Tuesday, September 04, 2001

Bigger = Better?

HP is merging with Compaq. They will keep the HP name. Although I've seen several interesting combinations to tout the merger. Methinks that HPaq is the best of the lot.

I won't hold my breath about the merger. Bigger seldom equals better (unless you are a sumo wrestler).

Thousands will lose their jobs, of course. It comes with the territory. Only a select few will enjoy being separated from either company. Only those that will need and can afford Brinks trucks to haul their golden parachutes, will come out of this smelling like a rose.

What a lot of people don't know and the companies that are merging never tell you is that when the merger closes, all of the billions in the acquired company's bank account belongs to the victor. Selling out is the only legal way that the top brass of the company can lay claim to a good sized portion of that money.

That's what happened when About.com was acquired by Primedia. About had had a second successful stock offering and had $125 million cash in the bank. Primedia wanted (and needed) that cash bad! The chairman and CEO of About wanted to get his hands on that money too.
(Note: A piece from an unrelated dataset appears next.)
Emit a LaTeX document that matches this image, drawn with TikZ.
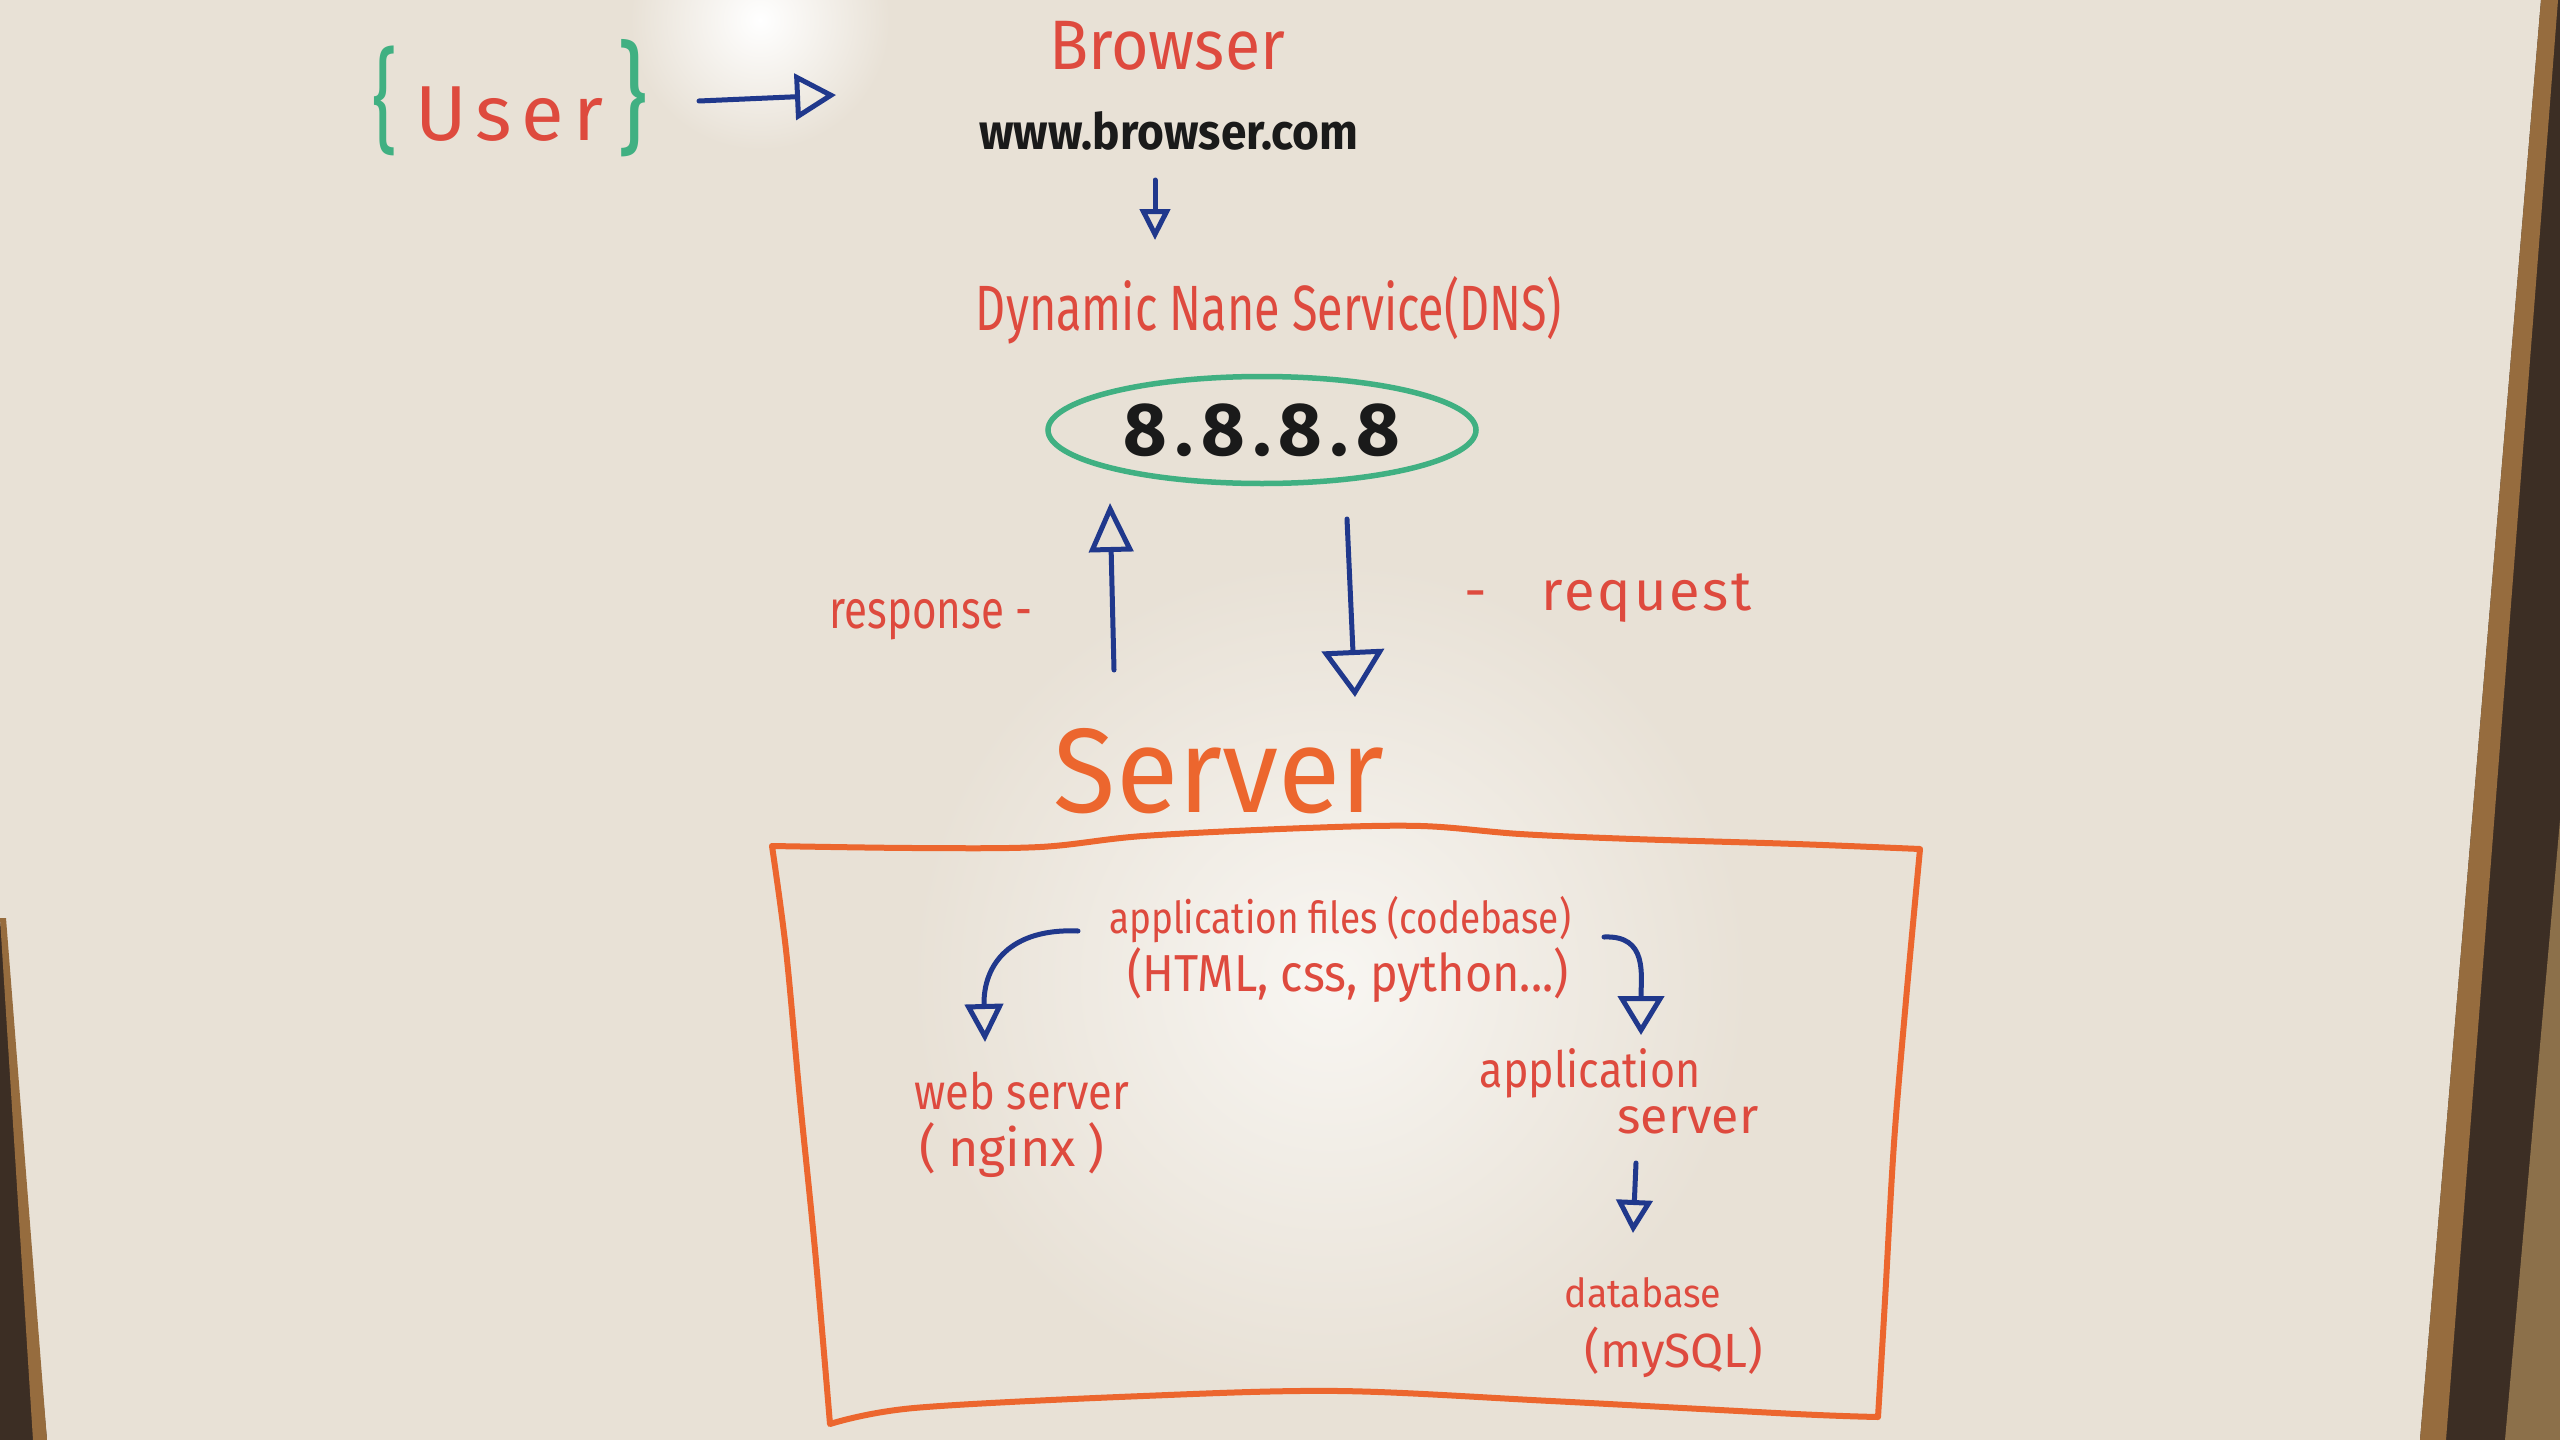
\documentclass[tikz,border=0pt]{standalone}
\usepackage{fontspec}
\setmainfont{Fira Sans}
\usetikzlibrary{arrows.meta,shapes.geometric}
\definecolor{board}{RGB}{232,225,214}
\definecolor{glare}{RGB}{248,246,242}
\definecolor{mred}{RGB}{222,74,62}
\definecolor{morange}{RGB}{236,102,46}
\definecolor{mblue}{RGB}{32,56,140}
\definecolor{mgreen}{RGB}{64,176,130}
\definecolor{mblack}{RGB}{26,26,26}
\definecolor{woodlight}{RGB}{150,108,62}
\definecolor{wooddark}{RGB}{60,46,36}
\definecolor{walltan}{RGB}{140,112,74}
\newcommand\tx[3]{\scalebox{#1}[1]{\fontsize{#2}{#2}\selectfont #3}}
\begin{document}
\begin{tikzpicture}[x=1pt,y=-1pt,
  lbl/.style={inner sep=0pt, text=mred},
  blk/.style={inner sep=0pt, text=mblack},
  marker/.style={draw=mblue, line width=5pt, line cap=round, line join=round},
  tipo/.style 2 args={-{Triangle[open,length=#1,width=#2,line width=5pt]}},
  boxline/.style={draw=morange, line width=6pt, line cap=round, line join=round}
 ]
\useasboundingbox (0,0) rectangle (2560,1440);
% board
\fill[board] (0,0) rectangle (2560,1440);
\shade[inner color=glare, outer color=board] (1330,980) circle (420);
\shade[inner color=white, outer color=board] (760,20) circle (130);
% frame right
\fill[wooddark] (2541,0) -- (2560,0) -- (2560,1440) -- (2420,1440) -- cycle;
\fill[woodlight] (2541,0) -- (2558,0) -- (2446,1440) -- (2420,1440) -- cycle;
\fill[walltan] (2560,820) -- (2560,1440) -- (2505,1440) -- cycle;
% frame left
\fill[wooddark] (0,918) -- (47,1440) -- (0,1440) -- cycle;
\fill[woodlight] (0,918) -- (6,918) -- (47,1440) -- (33,1440) -- cycle;

% texts
\node[lbl] (user) at (510,98) {\tx{1}{78}{\textcolor{mgreen}{\scalebox{1}[1.45]{\{}}\kern18pt\addfontfeatures{LetterSpace=12}User\kern14pt\textcolor{mgreen}{\scalebox{1.2}[1.55]{\}}}}};
\node[lbl] (browser) at (1167,46) {\tx{0.92}{70}{Browser}};
\node[blk] (www) at (1169,131) {\tx{0.92}{50}{\bfseries www.browser.com}};
\node[lbl] (dns) at (1269,310) {\tx{0.73}{64}{Dynamic Nane Service(DNS)}};
\node[draw=mgreen, line width=5.5pt, ellipse, minimum width=428pt, minimum height=107pt, inner sep=0pt, text=mblack] (ip) at (1262,430)
  {\tx{1}{75}{\bfseries 8\kern8pt.\kern8pt8\kern8pt.\kern8pt8\kern8pt.\kern8pt8}};
\node[lbl] (resp) at (931,620) {\tx{0.78}{54}{response -}};
\node[lbl] (req) at (1608,598) {\tx{1}{56}{-\kern55pt\addfontfeatures{LetterSpace=5}request}};
\node[inner sep=0pt, text=morange] (server) at (1219,771) {\tx{0.95}{120}{Server}};
\node[lbl] (files) at (1340,920) {\tx{0.84}{44}{application files (codebase)}};
\node[lbl] (langs) at (1348,975) {\tx{0.9}{52}{(HTML, css, python...)}};
\node[lbl] (web) at (1022,1091) {\tx{0.87}{50}{web server}};
\node[lbl] (nginx) at (1012,1150) {\tx{1}{52}{(\kern12pt nginx\kern12pt)}};
\node[lbl] (app) at (1590,1073) {\tx{0.86}{50}{application}};
\node[lbl] (appsrv) at (1688,1120) {\tx{1}{50}{server}};
\node[lbl] (db) at (1643,1293) {\tx{0.94}{40}{database}};
\node[lbl] (mysql) at (1674,1352) {\tx{1}{48}{(mySQL)}};

% server box
\draw[boxline] plot[smooth,tension=0.55] coordinates {(772,846) (914,848) (1040,847) (1143,836) (1306,828) (1421,826) (1520,834) (1633,839) (1796,844) (1920,849)}
  -- plot[smooth,tension=0.55] coordinates {(1920,849) (1906,1000) (1894,1143) (1885,1300) (1878,1417)}
  -- plot[smooth,tension=0.55] coordinates {(1878,1417) (1796,1414) (1551,1401) (1339,1391) (1143,1396) (914,1408) (830,1424)}
  -- plot[smooth,tension=0.55] coordinates {(830,1424) (815,1250) (800,1100) (786,950) (772,846)};

% arrow end points
\coordinate (ua) at (699,101);
\coordinate (ub) at (836,95);
\coordinate (wa) at (1155,180);
\coordinate (wb) at (1155,240);
\coordinate (ra) at (1114,670);
\coordinate (rb) at (1110,503);
\coordinate (qa) at (1347,519);
\coordinate (qb) at (1355,697);
\coordinate (la) at (1078,931);
\coordinate (lb) at (985,1042);
\coordinate (pa) at (1604,937);
\coordinate (pb) at (1641,1035);
\coordinate (da) at (1636,1163);
\coordinate (dbb) at (1633,1233);

\draw[marker, tipo={41pt}{46pt}] (ua) -- (ub);
\draw[marker, tipo={31pt}{30pt}] (wa) -- (wb);
\draw[marker, tipo={49pt}{44pt}] (ra) -- (rb);
\draw[marker, tipo={47pt}{62pt}] (qa) -- (qb);
\draw[marker, tipo={38pt}{38pt}] (la) .. controls (1010,928) and (983,965) .. (lb);
\draw[marker, tipo={39pt}{46pt}] (pa) .. controls (1648,935) and (1641,975) .. (pb);
\draw[marker, tipo={33pt}{36pt}] (da) -- (dbb);
\end{tikzpicture}
\end{document}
So he sold About. Primedia got the $125 million cash. The About CEO got a cushy salary and title and stock options. Only months later did the rest of the story come out. His contract guaranteed him $25 million for his PRM stock that he got in the sale. Last I heard, it was worth only about $9 million and Primedia is having to fork over the $16 million difference. Want to bet whether Primedia is looking to acquire another company with millions in the bank?

Sounds like a Ponzi scheme, doesn't it?